## Problem details:
Skip the pictures and extract all of the lines exactly as written.

## Dataset section:
————

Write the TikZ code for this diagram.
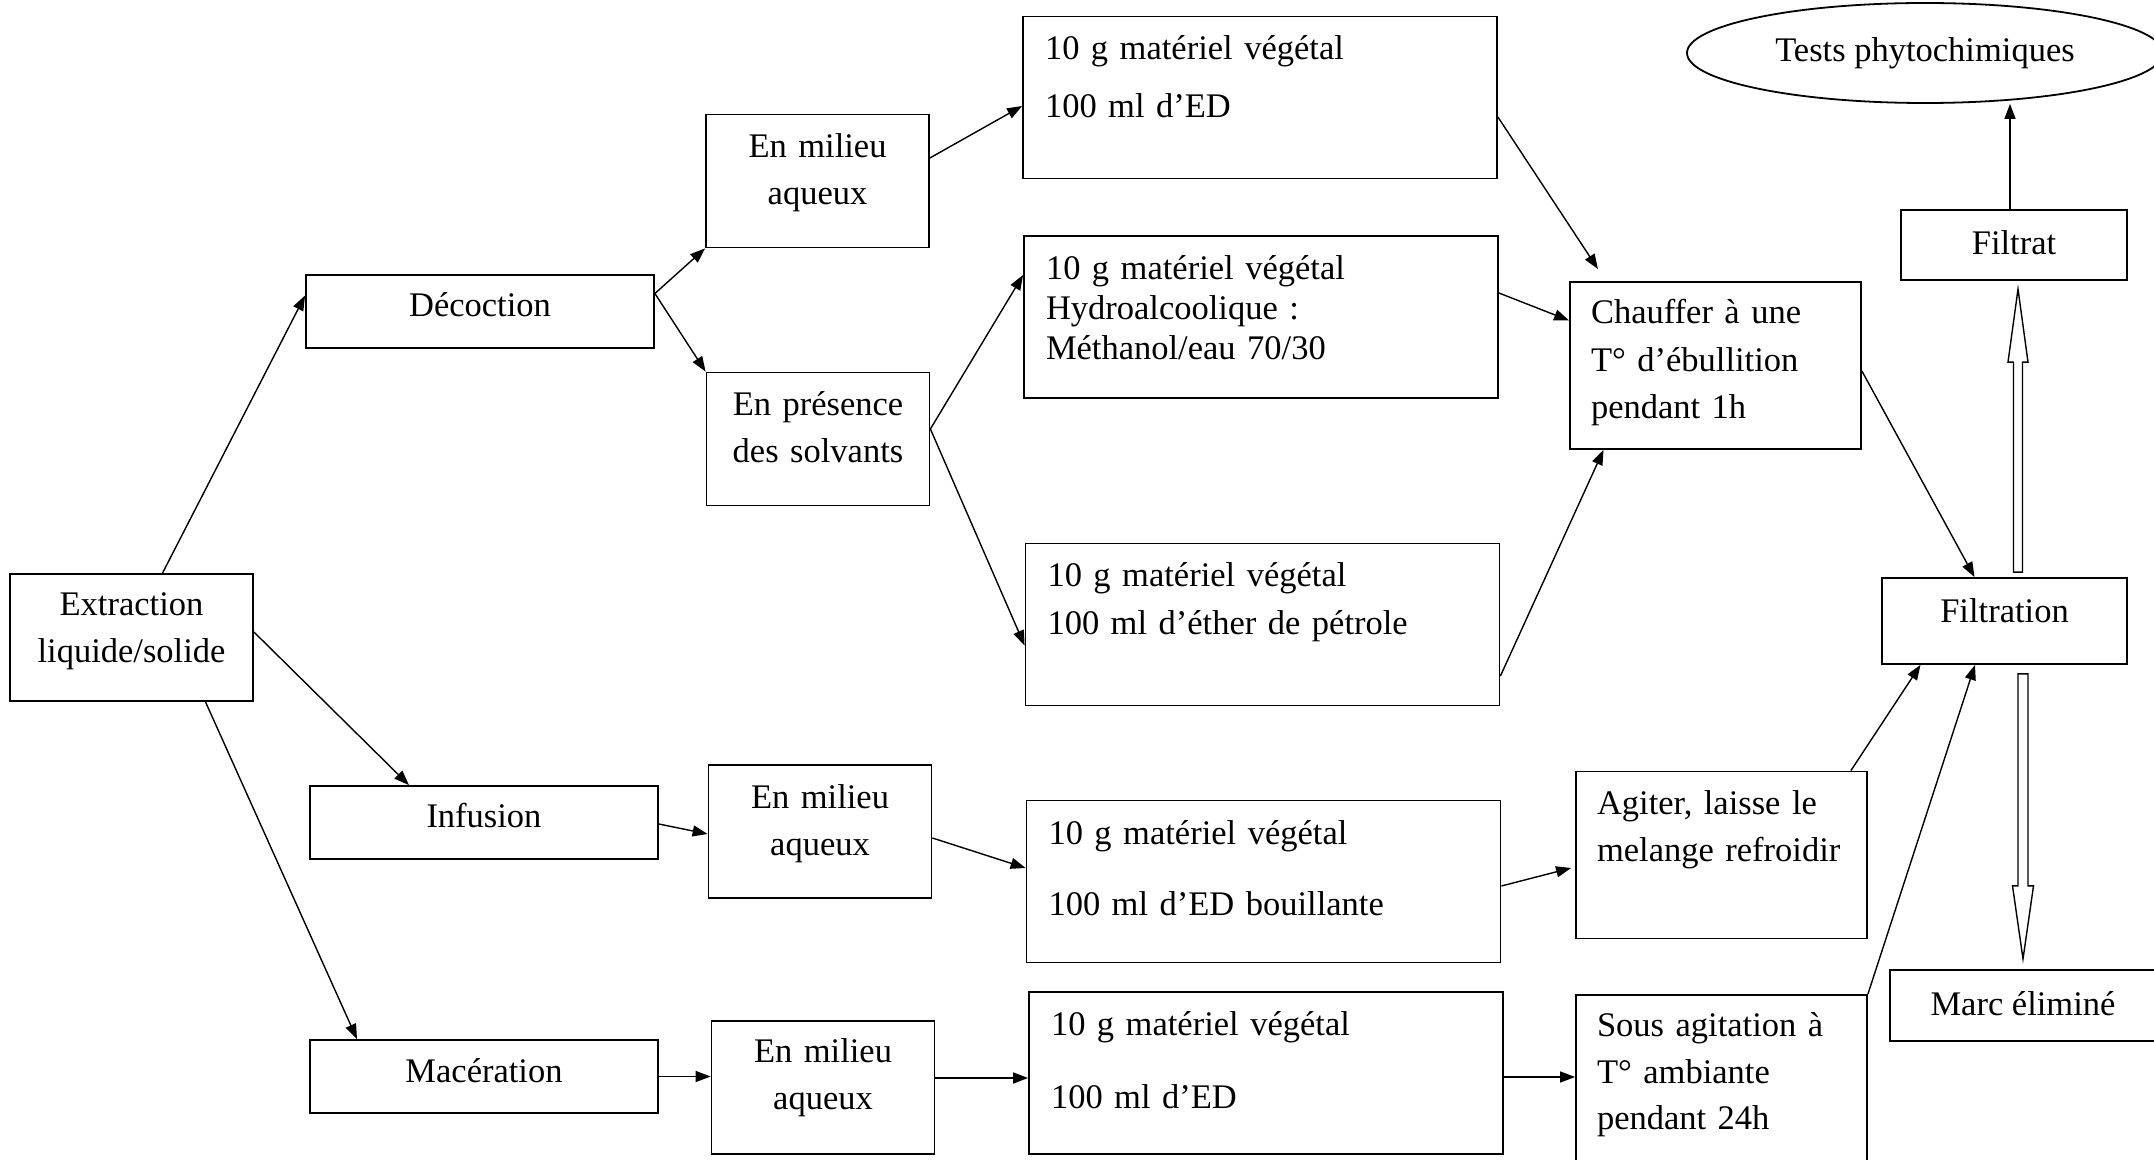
\documentclass[tikz,border=0pt]{standalone}
\usepackage{fontspec}
\setmainfont{Liberation Serif}
\usetikzlibrary{arrows.meta,shapes.geometric}
\begin{document}
\begin{tikzpicture}[x=0.5pt, y=-0.5pt, font=\fontsize{17.25}{23.3}\selectfont,
    box/.style={draw, line width=0.9pt, align=center, inner sep=0pt, text height=12pt, text depth=7pt},
    twobox/.style={box, text width=105pt, minimum width=111.5pt, minimum height=66.5pt, text depth=35pt},
    tenbox/.style={draw, line width=0.9pt, align=left, text width=215pt, inner xsep=11pt, inner ysep=0pt,
      minimum height=81pt, text height=12pt, text depth=49.5pt},
    sidebox/.style={draw, line width=0.9pt, align=left, text width=124.5pt, inner xsep=10.5pt, inner ysep=0pt,
      minimum height=83.5pt, text height=12pt},
    arr/.style={line width=0.7pt, -{Triangle[length=7.5pt,width=5.5pt]}},
    hollow/.style={line width=0.7pt}]
  \useasboundingbox (0,0) rectangle (2154,1160);
    \node [box, text width=110pt, minimum width=121.5pt, minimum height=63.5pt, text depth=33.5pt] (ext) at (131.5,637.5) {Extraction\\liquide/solide};
    \node [box, minimum width=174pt, minimum height=36.5pt] (dec) at (480,311.5) {Décoction};
    \node [box, minimum width=174pt, minimum height=36.5pt] (inf) at (484,822.5) {Infusion};
    \node [box, minimum width=174pt, minimum height=36.5pt, text depth=6pt] (mac) at (484,1076.5) {Macération};
  \node [twobox] (aq1) at (817.5,181) {En milieu\\aqueux};
  \node [twobox] (solv) at (818,439) {En présence\\des solvants};
  \node [twobox] (aq2) at (820,831.5) {En milieu\\aqueux};
  \node [twobox, text depth=37pt] (aq3) at (823,1087.5) {En milieu\\aqueux};
    \node [tenbox] (veg1) at (1260,97.5) {10 g matériel végétal\\[5.4pt]100 ml d’ED};
    \node [tenbox] (veg2) at (1261,317) {10 g matériel végétal\\[-3.3pt]Hydroalcoolique :\\[-3.3pt]Méthanol/eau 70/30};
    \node [tenbox] (veg3) at (1262.5,624.5) {10 g matériel végétal\\[0.7pt]100 ml d’éther de pétrole};
    \node [tenbox] (veg4) at (1263.5,881.5) {10 g matériel végétal\\[12.4pt]100 ml d’ED bouillante};
    \node [tenbox] (veg5) at (1266,1073) {10 g matériel végétal\\[13pt]100 ml d’ED};
  \node [sidebox, text depth=53.75pt] (heat) at (1715.5,365.5) {Chauffer à une\\[0.4pt]T° d’ébullition\\[0.4pt]pendant 1h};
  \node [sidebox, text depth=52.25pt] (stir) at (1721.5,855) {Agiter, laisse le\\melange refroidir};
  \node [sidebox, text depth=70.25pt, minimum height=100pt] (stir24) at (1721.5,1095) {Sous agitation à\\T° ambiante\\pendant 24h};
    \node [box, minimum width=122.5pt, minimum height=43pt, text depth=10pt] (filt) at (2004.5,621) {Filtration};
    \node [box, minimum width=113pt, minimum height=35pt, text depth=2pt] (filtrat) at (2014,245) {Filtrat};
    \node [box, minimum width=133pt, minimum height=35.5pt, text depth=2pt] (marc) at (2023,1005.5) {Marc éliminé};
    \node [draw, ellipse, line width=0.9pt, inner sep=0pt, minimum width=238pt, minimum height=50pt] (tests) at (1925,53) {Tests phytochimiques};
  \draw [arr] ([xshift=15.5pt]ext.north) -- ([yshift=8pt]dec.west);
  \draw [arr] ([yshift=2.75pt]ext.east) -- ([xshift=-37.5pt]inf.north);
  \draw [arr] ([xshift=37pt]ext.south) -- ([xshift=-63.5pt]mac.north);
  \draw [arr] ([yshift=9pt]dec.east) -- (aq1.south west);
  \draw [arr] ([yshift=9pt]dec.east) -- (solv.north west);
  \draw [arr] ([yshift=11.5pt]aq1.east) -- ([yshift=-4.25pt]veg1.west);
  \draw [arr] ([yshift=5pt]solv.east) -- ([yshift=21pt]veg2.west);
  \draw [arr] ([yshift=5pt]solv.east) -- ([yshift=-10.5pt]veg3.west);
  \draw [arr] ([yshift=-9.75pt]veg1.east) -- ([xshift=-58.75pt,yshift=6pt]heat.north);
  \draw [arr] ([yshift=12pt]veg2.east) -- ([yshift=22.5pt]heat.west);
  \draw [arr] ([yshift=-25.75pt]veg3.east) -- ([xshift=-56pt]heat.south);
  \draw [arr] ([yshift=-2.75pt]heat.east) -- ([xshift=-15pt]filt.north);
  \draw [arr] ([yshift=-0.75pt]inf.east) -- ([yshift=-1.25pt]aq2.west);
  \draw [arr] ([yshift=-3.25pt]aq2.east) -- ([yshift=6.75pt]veg4.west);
  \draw [arr] ([yshift=-2.25pt]veg4.east) -- ([xshift=-2pt,yshift=-6.5pt]stir.west);
  \draw [arr] ([xshift=-8.5pt]stir.north east) -- ([xshift=-42pt]filt.south);
  \draw [arr] (stir24.north east) -- ([xshift=-14.75pt]filt.south);
  \draw [arr] (mac.east) -- (mac.east -| aq3.west);
  \draw [arr] ([yshift=4.75pt]aq3.east) -- ([yshift=4.75pt]aq3.east -| veg5.west);
  \draw [arr] ([yshift=-2pt]veg5.east) -- ([yshift=-2pt]veg5.east -| stir24.west);
  \draw [arr] ([xshift=-2pt]filtrat.north) -- ([xshift=-2pt]filtrat.north |- tests.south);
    \draw [hollow] ([xshift=4.5pt,yshift=2.5pt]filt.north) -- ++(0,-210) -- ++(-5.5,0) -- ++(10,-73) -- ++(10,73) -- ++(-5.5,0) -- ++(0,210) -- cycle;
    \draw [hollow] ([xshift=6.75pt,yshift=-4.5pt]filt.south) -- ++(0,212) -- ++(-5.5,0) -- ++(10.5,73) -- ++(10.5,-73) -- ++(-5.5,0) -- ++(0,-212) -- cycle;
\end{tikzpicture}
\end{document}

————

## Exercise response:
Write the TikZ code for this diagram.
\documentclass[tikz,border=0pt]{standalone}
\usepackage{fontspec}
\setmainfont{Liberation Serif}
\usetikzlibrary{arrows.meta,shapes.geometric}
\begin{document}
\begin{tikzpicture}[x=0.5pt, y=-0.5pt, font=\fontsize{17.25}{23.3}\selectfont,
    box/.style={draw, line width=0.9pt, align=center, inner sep=0pt, text height=12pt, text depth=7pt},
    twobox/.style={box, text width=105pt, minimum width=111.5pt, minimum height=66.5pt, text depth=35pt},
    tenbox/.style={draw, line width=0.9pt, align=left, text width=215pt, inner xsep=11pt, inner ysep=0pt,
      minimum height=81pt, text height=12pt, text depth=49.5pt},
    sidebox/.style={draw, line width=0.9pt, align=left, text width=124.5pt, inner xsep=10.5pt, inner ysep=0pt,
      minimum height=83.5pt, text height=12pt},
    arr/.style={line width=0.7pt, -{Triangle[length=7.5pt,width=5.5pt]}},
    hollow/.style={line width=0.7pt}]
  \useasboundingbox (0,0) rectangle (2154,1160);
    \node [box, text width=110pt, minimum width=121.5pt, minimum height=63.5pt, text depth=33.5pt] (ext) at (131.5,637.5) {Extraction\\liquide/solide};
    \node [box, minimum width=174pt, minimum height=36.5pt] (dec) at (480,311.5) {Décoction};
    \node [box, minimum width=174pt, minimum height=36.5pt] (inf) at (484,822.5) {Infusion};
    \node [box, minimum width=174pt, minimum height=36.5pt, text depth=6pt] (mac) at (484,1076.5) {Macération};
  \node [twobox] (aq1) at (817.5,181) {En milieu\\aqueux};
  \node [twobox] (solv) at (818,439) {En présence\\des solvants};
  \node [twobox] (aq2) at (820,831.5) {En milieu\\aqueux};
  \node [twobox, text depth=37pt] (aq3) at (823,1087.5) {En milieu\\aqueux};
    \node [tenbox] (veg1) at (1260,97.5) {10 g matériel végétal\\[5.4pt]100 ml d’ED};
    \node [tenbox] (veg2) at (1261,317) {10 g matériel végétal\\[-3.3pt]Hydroalcoolique :\\[-3.3pt]Méthanol/eau 70/30};
    \node [tenbox] (veg3) at (1262.5,624.5) {10 g matériel végétal\\[0.7pt]100 ml d’éther de pétrole};
    \node [tenbox] (veg4) at (1263.5,881.5) {10 g matériel végétal\\[12.4pt]100 ml d’ED bouillante};
    \node [tenbox] (veg5) at (1266,1073) {10 g matériel végétal\\[13pt]100 ml d’ED};
  \node [sidebox, text depth=53.75pt] (heat) at (1715.5,365.5) {Chauffer à une\\[0.4pt]T° d’ébullition\\[0.4pt]pendant 1h};
  \node [sidebox, text depth=52.25pt] (stir) at (1721.5,855) {Agiter, laisse le\\melange refroidir};
  \node [sidebox, text depth=70.25pt, minimum height=100pt] (stir24) at (1721.5,1095) {Sous agitation à\\T° ambiante\\pendant 24h};
    \node [box, minimum width=122.5pt, minimum height=43pt, text depth=10pt] (filt) at (2004.5,621) {Filtration};
    \node [box, minimum width=113pt, minimum height=35pt, text depth=2pt] (filtrat) at (2014,245) {Filtrat};
    \node [box, minimum width=133pt, minimum height=35.5pt, text depth=2pt] (marc) at (2023,1005.5) {Marc éliminé};
    \node [draw, ellipse, line width=0.9pt, inner sep=0pt, minimum width=238pt, minimum height=50pt] (tests) at (1925,53) {Tests phytochimiques};
  \draw [arr] ([xshift=15.5pt]ext.north) -- ([yshift=8pt]dec.west);
  \draw [arr] ([yshift=2.75pt]ext.east) -- ([xshift=-37.5pt]inf.north);
  \draw [arr] ([xshift=37pt]ext.south) -- ([xshift=-63.5pt]mac.north);
  \draw [arr] ([yshift=9pt]dec.east) -- (aq1.south west);
  \draw [arr] ([yshift=9pt]dec.east) -- (solv.north west);
  \draw [arr] ([yshift=11.5pt]aq1.east) -- ([yshift=-4.25pt]veg1.west);
  \draw [arr] ([yshift=5pt]solv.east) -- ([yshift=21pt]veg2.west);
  \draw [arr] ([yshift=5pt]solv.east) -- ([yshift=-10.5pt]veg3.west);
  \draw [arr] ([yshift=-9.75pt]veg1.east) -- ([xshift=-58.75pt,yshift=6pt]heat.north);
  \draw [arr] ([yshift=12pt]veg2.east) -- ([yshift=22.5pt]heat.west);
  \draw [arr] ([yshift=-25.75pt]veg3.east) -- ([xshift=-56pt]heat.south);
  \draw [arr] ([yshift=-2.75pt]heat.east) -- ([xshift=-15pt]filt.north);
  \draw [arr] ([yshift=-0.75pt]inf.east) -- ([yshift=-1.25pt]aq2.west);
  \draw [arr] ([yshift=-3.25pt]aq2.east) -- ([yshift=6.75pt]veg4.west);
  \draw [arr] ([yshift=-2.25pt]veg4.east) -- ([xshift=-2pt,yshift=-6.5pt]stir.west);
  \draw [arr] ([xshift=-8.5pt]stir.north east) -- ([xshift=-42pt]filt.south);
  \draw [arr] (stir24.north east) -- ([xshift=-14.75pt]filt.south);
  \draw [arr] (mac.east) -- (mac.east -| aq3.west);
  \draw [arr] ([yshift=4.75pt]aq3.east) -- ([yshift=4.75pt]aq3.east -| veg5.west);
  \draw [arr] ([yshift=-2pt]veg5.east) -- ([yshift=-2pt]veg5.east -| stir24.west);
  \draw [arr] ([xshift=-2pt]filtrat.north) -- ([xshift=-2pt]filtrat.north |- tests.south);
    \draw [hollow] ([xshift=4.5pt,yshift=2.5pt]filt.north) -- ++(0,-210) -- ++(-5.5,0) -- ++(10,-73) -- ++(10,73) -- ++(-5.5,0) -- ++(0,210) -- cycle;
    \draw [hollow] ([xshift=6.75pt,yshift=-4.5pt]filt.south) -- ++(0,212) -- ++(-5.5,0) -- ++(10.5,73) -- ++(10.5,-73) -- ++(-5.5,0) -- ++(0,-212) -- cycle;
\end{tikzpicture}
\end{document}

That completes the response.